## Exercise input

◆ ◆ ◆ ◆ ◆ ◆ ◆

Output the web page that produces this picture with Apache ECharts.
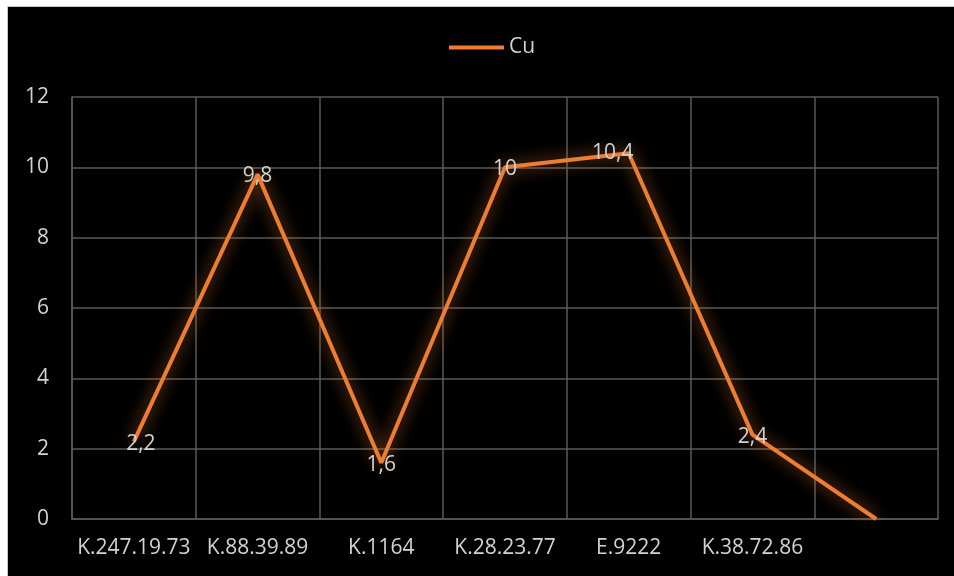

◆ ◆ ◆ ◆ ◆ ◆ ◆

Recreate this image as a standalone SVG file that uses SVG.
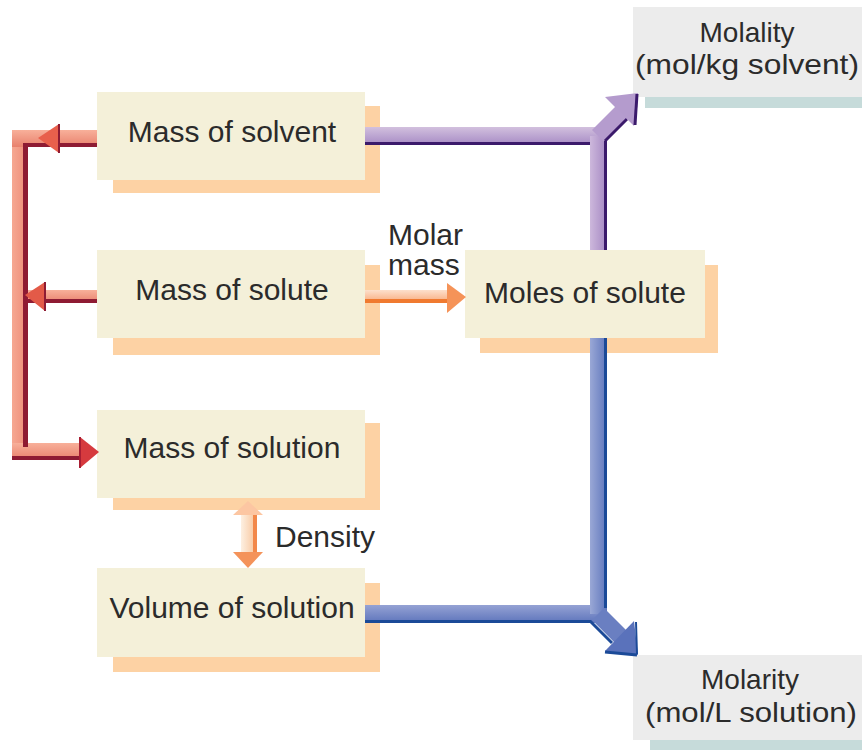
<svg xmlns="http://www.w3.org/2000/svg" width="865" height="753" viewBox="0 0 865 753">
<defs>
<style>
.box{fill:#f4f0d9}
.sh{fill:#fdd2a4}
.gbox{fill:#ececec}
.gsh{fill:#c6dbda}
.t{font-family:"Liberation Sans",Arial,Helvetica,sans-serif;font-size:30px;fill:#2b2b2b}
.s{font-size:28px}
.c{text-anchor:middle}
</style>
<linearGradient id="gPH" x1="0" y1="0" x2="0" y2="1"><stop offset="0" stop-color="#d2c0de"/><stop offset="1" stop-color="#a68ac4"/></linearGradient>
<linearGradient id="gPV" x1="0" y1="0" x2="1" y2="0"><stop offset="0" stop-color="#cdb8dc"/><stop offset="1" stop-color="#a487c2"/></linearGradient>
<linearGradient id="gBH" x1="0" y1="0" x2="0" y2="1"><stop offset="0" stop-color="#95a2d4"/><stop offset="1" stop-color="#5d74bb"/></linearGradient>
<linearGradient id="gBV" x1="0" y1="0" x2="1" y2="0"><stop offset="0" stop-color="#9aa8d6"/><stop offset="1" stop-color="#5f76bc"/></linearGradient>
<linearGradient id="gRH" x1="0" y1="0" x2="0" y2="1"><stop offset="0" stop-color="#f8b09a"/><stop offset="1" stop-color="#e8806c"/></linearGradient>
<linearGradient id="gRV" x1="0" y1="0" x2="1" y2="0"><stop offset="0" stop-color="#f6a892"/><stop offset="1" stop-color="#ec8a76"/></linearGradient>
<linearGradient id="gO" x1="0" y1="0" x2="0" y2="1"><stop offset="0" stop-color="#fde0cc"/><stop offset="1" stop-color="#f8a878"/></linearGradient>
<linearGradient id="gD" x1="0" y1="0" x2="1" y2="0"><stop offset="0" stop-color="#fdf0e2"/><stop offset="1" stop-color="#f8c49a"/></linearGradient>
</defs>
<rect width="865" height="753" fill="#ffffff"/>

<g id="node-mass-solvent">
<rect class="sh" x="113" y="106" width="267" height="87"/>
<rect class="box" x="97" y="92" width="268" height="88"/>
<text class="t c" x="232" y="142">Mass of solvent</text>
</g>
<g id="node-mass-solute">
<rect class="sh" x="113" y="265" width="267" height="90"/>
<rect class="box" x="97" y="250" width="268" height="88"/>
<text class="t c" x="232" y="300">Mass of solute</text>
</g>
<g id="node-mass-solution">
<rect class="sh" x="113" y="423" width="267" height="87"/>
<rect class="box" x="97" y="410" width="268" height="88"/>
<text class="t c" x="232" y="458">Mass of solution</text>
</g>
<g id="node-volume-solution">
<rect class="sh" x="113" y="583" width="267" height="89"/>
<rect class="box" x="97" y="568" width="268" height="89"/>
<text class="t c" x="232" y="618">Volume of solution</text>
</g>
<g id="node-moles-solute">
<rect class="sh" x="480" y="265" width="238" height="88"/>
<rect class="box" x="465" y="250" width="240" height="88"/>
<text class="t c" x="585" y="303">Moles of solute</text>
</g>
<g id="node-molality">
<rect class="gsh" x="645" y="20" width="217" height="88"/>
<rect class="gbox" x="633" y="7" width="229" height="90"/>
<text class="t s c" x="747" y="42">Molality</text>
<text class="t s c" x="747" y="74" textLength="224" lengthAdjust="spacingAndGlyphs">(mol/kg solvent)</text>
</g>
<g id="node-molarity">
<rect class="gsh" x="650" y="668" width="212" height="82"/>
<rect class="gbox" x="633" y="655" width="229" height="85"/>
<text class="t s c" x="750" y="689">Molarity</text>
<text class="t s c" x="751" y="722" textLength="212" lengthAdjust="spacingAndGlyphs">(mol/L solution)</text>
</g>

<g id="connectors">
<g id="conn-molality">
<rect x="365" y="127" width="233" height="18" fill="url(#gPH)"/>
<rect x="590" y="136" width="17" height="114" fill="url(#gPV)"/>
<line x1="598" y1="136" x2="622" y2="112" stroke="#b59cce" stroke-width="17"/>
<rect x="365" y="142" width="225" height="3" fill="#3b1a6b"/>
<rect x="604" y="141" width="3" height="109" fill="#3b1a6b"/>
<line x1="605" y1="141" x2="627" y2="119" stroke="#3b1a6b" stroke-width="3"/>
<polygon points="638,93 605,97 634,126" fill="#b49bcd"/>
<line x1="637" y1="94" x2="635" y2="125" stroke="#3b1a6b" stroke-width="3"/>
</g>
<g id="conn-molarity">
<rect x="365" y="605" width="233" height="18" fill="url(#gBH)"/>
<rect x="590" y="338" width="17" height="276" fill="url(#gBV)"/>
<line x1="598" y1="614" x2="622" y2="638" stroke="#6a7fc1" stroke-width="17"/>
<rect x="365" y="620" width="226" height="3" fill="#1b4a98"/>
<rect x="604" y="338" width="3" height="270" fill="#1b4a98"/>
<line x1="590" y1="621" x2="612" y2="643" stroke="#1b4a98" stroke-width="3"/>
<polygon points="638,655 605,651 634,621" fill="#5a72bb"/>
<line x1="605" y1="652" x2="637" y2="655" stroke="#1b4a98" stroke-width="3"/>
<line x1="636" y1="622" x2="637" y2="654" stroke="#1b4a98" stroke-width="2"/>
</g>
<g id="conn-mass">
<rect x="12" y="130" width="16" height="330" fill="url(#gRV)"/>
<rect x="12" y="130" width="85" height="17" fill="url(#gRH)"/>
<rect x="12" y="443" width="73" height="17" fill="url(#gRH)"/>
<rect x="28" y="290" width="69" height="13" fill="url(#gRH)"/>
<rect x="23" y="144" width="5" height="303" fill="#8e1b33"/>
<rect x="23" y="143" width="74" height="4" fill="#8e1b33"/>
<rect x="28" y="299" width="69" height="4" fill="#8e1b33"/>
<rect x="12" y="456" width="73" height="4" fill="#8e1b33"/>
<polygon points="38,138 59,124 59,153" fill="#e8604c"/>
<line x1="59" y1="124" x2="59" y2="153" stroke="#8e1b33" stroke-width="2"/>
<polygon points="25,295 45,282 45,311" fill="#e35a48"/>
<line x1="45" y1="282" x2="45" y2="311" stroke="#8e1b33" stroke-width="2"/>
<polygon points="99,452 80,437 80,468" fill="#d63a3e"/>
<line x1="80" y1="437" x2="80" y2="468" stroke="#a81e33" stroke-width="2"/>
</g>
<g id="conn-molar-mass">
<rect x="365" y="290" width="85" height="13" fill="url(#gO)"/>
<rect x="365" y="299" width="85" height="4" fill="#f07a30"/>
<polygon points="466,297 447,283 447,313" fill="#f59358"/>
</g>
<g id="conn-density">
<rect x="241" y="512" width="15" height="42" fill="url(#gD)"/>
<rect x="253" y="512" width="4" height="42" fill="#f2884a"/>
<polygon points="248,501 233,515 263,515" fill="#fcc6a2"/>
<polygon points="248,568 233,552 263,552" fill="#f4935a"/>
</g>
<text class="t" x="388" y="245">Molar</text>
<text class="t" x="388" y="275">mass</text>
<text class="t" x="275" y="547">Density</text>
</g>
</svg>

◆ ◆ ◆ ◆ ◆ ◆ ◆

## Your objective
From the listing above, collect each line in which the string "this" appears.

## Task answer
Output the web page that produces this picture with Apache ECharts.
Recreate this image as a standalone SVG file that uses SVG.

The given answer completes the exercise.